## Begin GIVEN ENTRIES

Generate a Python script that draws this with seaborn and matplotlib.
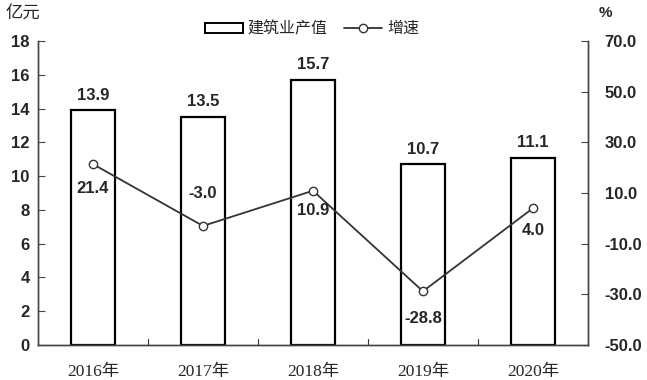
import matplotlib
matplotlib.use("Agg")
import matplotlib.pyplot as plt
import seaborn as sns
from matplotlib.lines import Line2D
from matplotlib.patches import Patch

years = ["2016年", "2017年", "2018年", "2019年", "2020年"]
output = [13.9, 13.5, 15.7, 10.7, 11.1]
growth = [21.4, -3.0, 10.9, -28.8, 4.0]

sns.set_style("white")
plt.rcParams['font.family'] = ['Liberation Sans', 'Noto Sans CJK SC', 'DejaVu Sans']

fig = plt.figure(figsize=(6.47, 3.8), dpi=100)
ax = fig.add_axes([0.0587, 0.0921, 0.85, 0.80])

sns.barplot(x=years, y=output, color="white", edgecolor="black",
            linewidth=1.6, width=0.4, ax=ax, zorder=2)
ax.set_ylim(0, 18)
ax.set_yticks(range(0, 19, 2))
ax.set_xlim(-0.5, 4.5)
ax.set_xticks([])
ax.set_xlabel("")
for i, v in enumerate(output):
    ax.text(i, v + 0.45, f"{v:.1f}", ha="center", va="bottom",
            fontsize=12, fontweight="bold")
for i, y in enumerate(years):
    ax.text(i, -1.1, y, ha="center", va="top", fontsize=12.5,
            family=['Liberation Serif', 'Noto Sans CJK SC'])
# category boundary ticks
for b in [0.5, 1.5, 2.5, 3.5]:
    ax.plot([b, b], [0, 0.35], color="#333333", lw=0.8, zorder=1)

ax2 = ax.twinx()
sns.pointplot(x=years, y=growth, ax=ax2, color="#333333", markers="o",
              linewidth=1.3, markersize=6, markerfacecolor="white",
              markeredgecolor="#333333", markeredgewidth=1.0)
ax2.set_ylim(-50, 70)
ax2.set_yticks(range(-50, 71, 20))
ax2.set_yticklabels([f"{t:.1f}" for t in range(-50, 71, 20)])
ax2.set_xlim(-0.5, 4.5)
ax2.set_xlabel("")
ax2.set_xticks([])

offsets = [-12, 18, -9, -14, -11]
for i, v in enumerate(growth):
    off = offsets[i]
    ax2.annotate(f"{v:.1f}", (i, v), xytext=(0, off), textcoords="offset points",
                 ha="center", va="top" if off < 0 else "bottom",
                 fontsize=12, fontweight="bold")

for a in (ax, ax2):
    a.spines["top"].set_visible(False)
    for s in ["left", "right", "bottom"]:
        a.spines[s].set_color("#444444")
        a.spines[s].set_linewidth(1.0)
ax.tick_params(axis="y", direction="in", length=5, width=0.8, color="#444444",
               labelsize=12, pad=6)
ax2.tick_params(axis="y", direction="in", length=5, width=0.8, color="#444444",
                labelsize=12, pad=12)
for lab in ax.get_yticklabels() + ax2.get_yticklabels():
    lab.set_fontweight("bold")

fig.text(0.008, 0.965, "亿元", fontsize=12.5, va="center", ha="left")
fig.text(0.925, 0.965, "%", fontsize=11, va="center", ha="left", fontweight="bold")

handles = [Patch(facecolor="white", edgecolor="black", linewidth=1.4),
           Line2D([0], [0], color="#333333", lw=1.3, marker="o", markersize=6,
                  markerfacecolor="white", markeredgecolor="#333333")]
fig.legend(handles, ["建筑业产值", "增速"], loc="center", bbox_to_anchor=(0.482, 0.925),
           ncol=2, frameon=False, fontsize=11.5, handlelength=2.4,
           handleheight=0.6, columnspacing=1.0, handletextpad=0.3)

fig.savefig("out.png", dpi=100)
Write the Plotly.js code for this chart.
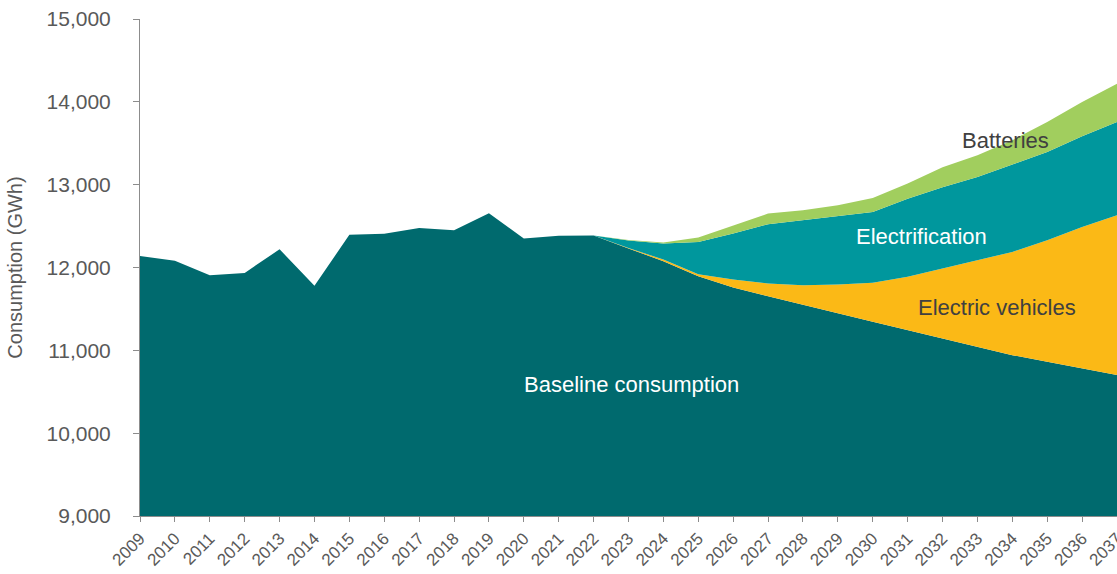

## End GIVEN ENTRIES

## PROBLEM
In the copy, include no pictures; restate the listing above exactly.

## TASK OUTPUT
Generate a Python script that draws this with seaborn and matplotlib.
import matplotlib
matplotlib.use("Agg")
import matplotlib.pyplot as plt
import seaborn as sns
from matplotlib.lines import Line2D
from matplotlib.patches import Patch

years = ["2016年", "2017年", "2018年", "2019年", "2020年"]
output = [13.9, 13.5, 15.7, 10.7, 11.1]
growth = [21.4, -3.0, 10.9, -28.8, 4.0]

sns.set_style("white")
plt.rcParams['font.family'] = ['Liberation Sans', 'Noto Sans CJK SC', 'DejaVu Sans']

fig = plt.figure(figsize=(6.47, 3.8), dpi=100)
ax = fig.add_axes([0.0587, 0.0921, 0.85, 0.80])

sns.barplot(x=years, y=output, color="white", edgecolor="black",
            linewidth=1.6, width=0.4, ax=ax, zorder=2)
ax.set_ylim(0, 18)
ax.set_yticks(range(0, 19, 2))
ax.set_xlim(-0.5, 4.5)
ax.set_xticks([])
ax.set_xlabel("")
for i, v in enumerate(output):
    ax.text(i, v + 0.45, f"{v:.1f}", ha="center", va="bottom",
            fontsize=12, fontweight="bold")
for i, y in enumerate(years):
    ax.text(i, -1.1, y, ha="center", va="top", fontsize=12.5,
            family=['Liberation Serif', 'Noto Sans CJK SC'])
# category boundary ticks
for b in [0.5, 1.5, 2.5, 3.5]:
    ax.plot([b, b], [0, 0.35], color="#333333", lw=0.8, zorder=1)

ax2 = ax.twinx()
sns.pointplot(x=years, y=growth, ax=ax2, color="#333333", markers="o",
              linewidth=1.3, markersize=6, markerfacecolor="white",
              markeredgecolor="#333333", markeredgewidth=1.0)
ax2.set_ylim(-50, 70)
ax2.set_yticks(range(-50, 71, 20))
ax2.set_yticklabels([f"{t:.1f}" for t in range(-50, 71, 20)])
ax2.set_xlim(-0.5, 4.5)
ax2.set_xlabel("")
ax2.set_xticks([])

offsets = [-12, 18, -9, -14, -11]
for i, v in enumerate(growth):
    off = offsets[i]
    ax2.annotate(f"{v:.1f}", (i, v), xytext=(0, off), textcoords="offset points",
                 ha="center", va="top" if off < 0 else "bottom",
                 fontsize=12, fontweight="bold")

for a in (ax, ax2):
    a.spines["top"].set_visible(False)
    for s in ["left", "right", "bottom"]:
        a.spines[s].set_color("#444444")
        a.spines[s].set_linewidth(1.0)
ax.tick_params(axis="y", direction="in", length=5, width=0.8, color="#444444",
               labelsize=12, pad=6)
ax2.tick_params(axis="y", direction="in", length=5, width=0.8, color="#444444",
                labelsize=12, pad=12)
for lab in ax.get_yticklabels() + ax2.get_yticklabels():
    lab.set_fontweight("bold")

fig.text(0.008, 0.965, "亿元", fontsize=12.5, va="center", ha="left")
fig.text(0.925, 0.965, "%", fontsize=11, va="center", ha="left", fontweight="bold")

handles = [Patch(facecolor="white", edgecolor="black", linewidth=1.4),
           Line2D([0], [0], color="#333333", lw=1.3, marker="o", markersize=6,
                  markerfacecolor="white", markeredgecolor="#333333")]
fig.legend(handles, ["建筑业产值", "增速"], loc="center", bbox_to_anchor=(0.482, 0.925),
           ncol=2, frameon=False, fontsize=11.5, handlelength=2.4,
           handleheight=0.6, columnspacing=1.0, handletextpad=0.3)

fig.savefig("out.png", dpi=100)
Write the Plotly.js code for this chart.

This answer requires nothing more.